Pope Francis celebrated a reconciliation mass in Seoul's main Myeongdong cathedral, attended by South Korean President Park Geun-hye, as well as defectors from North Korea. In the mass, he called on Koreans to embrace a spirit of forgiveness as "the door which leads to reconciliation."
"All Koreans are brothers and sisters, members of one family, one people," the pope said, as he wound up a five-day visit to South Korea.
At the mass, the people also met seven elderly women who were forced into sexual slavery for the Japanese military during World War Two.
Highlights of the pope's visit have included his beatification of 124 Koreans who were killed for being Christians by the Joseon Dynasty, amid a purge on Western influences more than 200 years ago.

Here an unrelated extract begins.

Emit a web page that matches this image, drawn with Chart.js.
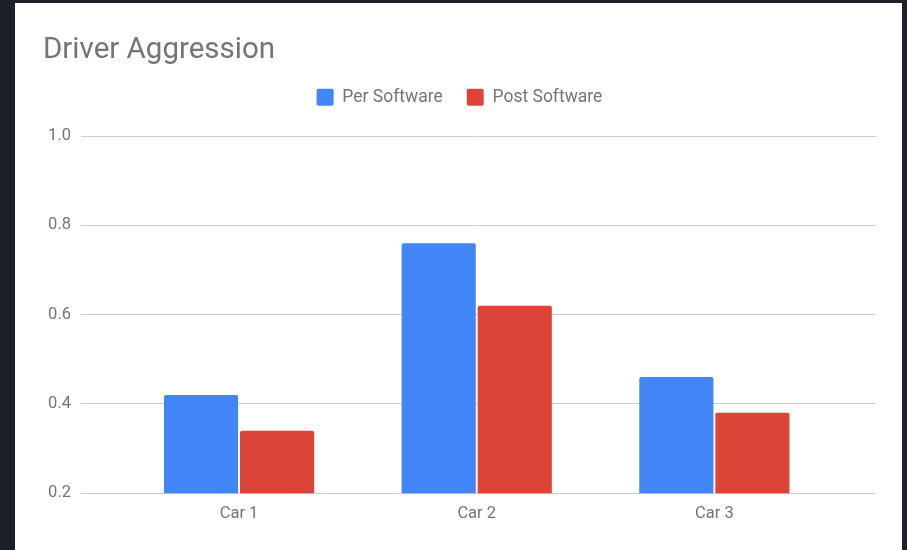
<!DOCTYPE html>
<html>
<head>
<meta charset="utf-8">
<title>Driver Aggression</title>
<script src="https://cdn.jsdelivr.net/npm/chart.js@4"></script>
<style>
    html, body {
        margin: 0;
        padding: 0;
        background: #1c2029;
        overflow: hidden;
    }
    #card {
        position: absolute;
        left: 15px;
        top: 3px;
        width: 887px;
        height: 547px;
        background: #ffffff;
    }
</style>
</head>
<body>
<div id="card">
    <canvas id="grafico" width="887" height="547"></canvas>
</div>
<script>
const categories = ['Car 1', 'Car 2', 'Car 3'];
const perSoftware = [0.42, 0.76, 0.46];
const postSoftware = [0.34, 0.62, 0.38];
const yTicks = [0.2, 0.4, 0.6, 0.8, 1.0];

const textColor = '#757575';

// extra room under the legend
const legendGap = {
    id: 'legendGap',
    afterInit(chart) {
        const fit = chart.legend.fit;
        chart.legend.fit = function () {
            fit.call(this);
            this.height += 20;
        };
    }
};

const ctx = document.getElementById('grafico').getContext('2d');

new Chart(ctx, {
    type: 'bar',
    data: {
        datasets: [
            {
                label: 'Per Software',
                data: perSoftware.map((v, i) => ({ x: i, y: v })),
                backgroundColor: '#4285f4',
                borderRadius: 2
            },
            {
                label: 'Post Software',
                data: postSoftware.map((v, i) => ({ x: i, y: v })),
                backgroundColor: '#db4437',
                borderRadius: 2
            }
        ]
    },
    options: {
        responsive: false,
        animation: false,
        barPercentage: 0.975,
        categoryPercentage: 0.64,
        layout: {
            padding: { left: 28, right: 26, top: 0, bottom: 15 }
        },
        plugins: {
            title: {
                display: true,
                text: 'Driver Aggression',
                align: 'start',
                color: textColor,
                font: { family: 'Roboto', size: 29.5, weight: 'normal', lineHeight: 1 },
                padding: { top: 33, bottom: -1 }
            },
            legend: {
                display: true,
                labels: {
                    color: textColor,
                    font: { family: 'Roboto', size: 17.5 },
                    boxWidth: 17,
                    boxHeight: 17,
                    useBorderRadius: true,
                    borderRadius: 2,
                    padding: 24
                }
            },
            tooltip: { enabled: false }
        },
        scales: {
            x: {
                type: 'linear',
                offset: false,
                min: -0.665,
                max: 2.68,
                afterBuildTicks: scale => {
                    scale.ticks = categories.map((c, i) => ({ value: i }));
                },
                grid: { display: false, drawTicks: false },
                border: { display: false },
                ticks: {
                    color: textColor,
                    font: { family: 'Roboto', size: 16.5 },
                    padding: 11,
                    callback: value => categories[value]
                }
            },
            y: {
                min: yTicks[0],
                max: yTicks[yTicks.length - 1],
                afterBuildTicks: scale => {
                    scale.ticks = yTicks.map(v => ({ value: v }));
                },
                afterFit: scale => {
                    scale.width = 38;
                },
                grid: { color: '#cccccc', drawTicks: false },
                border: { display: false },
                ticks: {
                    color: textColor,
                    font: { family: 'Roboto', size: 16.5 },
                    padding: 10,
                    callback: value => value.toFixed(1)
                }
            }
        }
    },
    plugins: [legendGap]
});
</script>
</body>
</html>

The pope's address came as South Korea and the US launched a military drill on Monday, which drew condemnation from the North. According to the South Korean Defense Ministry, the largely-computerized "Ulchi Freedom Guardian" exercise simulates the response to the nuclear threat.
Threat of 'merciless' response
North Korea has repeatedly demanded the cancelation of the exercise. Last week, Pyongyang's military chiefs threatened to "mercilessly open the strongest... pre-emptive strike" if it goes ahead.
On his visit, South Korean church officials sent several requests to Pyongyang for members of the Catholic Church in North Korea to be allowed to visit Seoul for the mass. The North declined the offer, citing the drill as the reason.
At the moment that Francis arrived in South Korea on Thursday, North Korea launches a series of short-range rockets off its eastern coast. Pyongyang later said it had no intention of upstaging the pope's visit, insisting the tests were to coincide with the anniversary celebrating the North's liberation from Japanese rule.
The Catholic Church is allowed to operate in the North, but only under tight restrictions and within the confines of the state-controlled Korean Catholics Association. While South Korea has some 5 millions Catholics, the size of the North Korean community is thought to number between 800 and 3,000.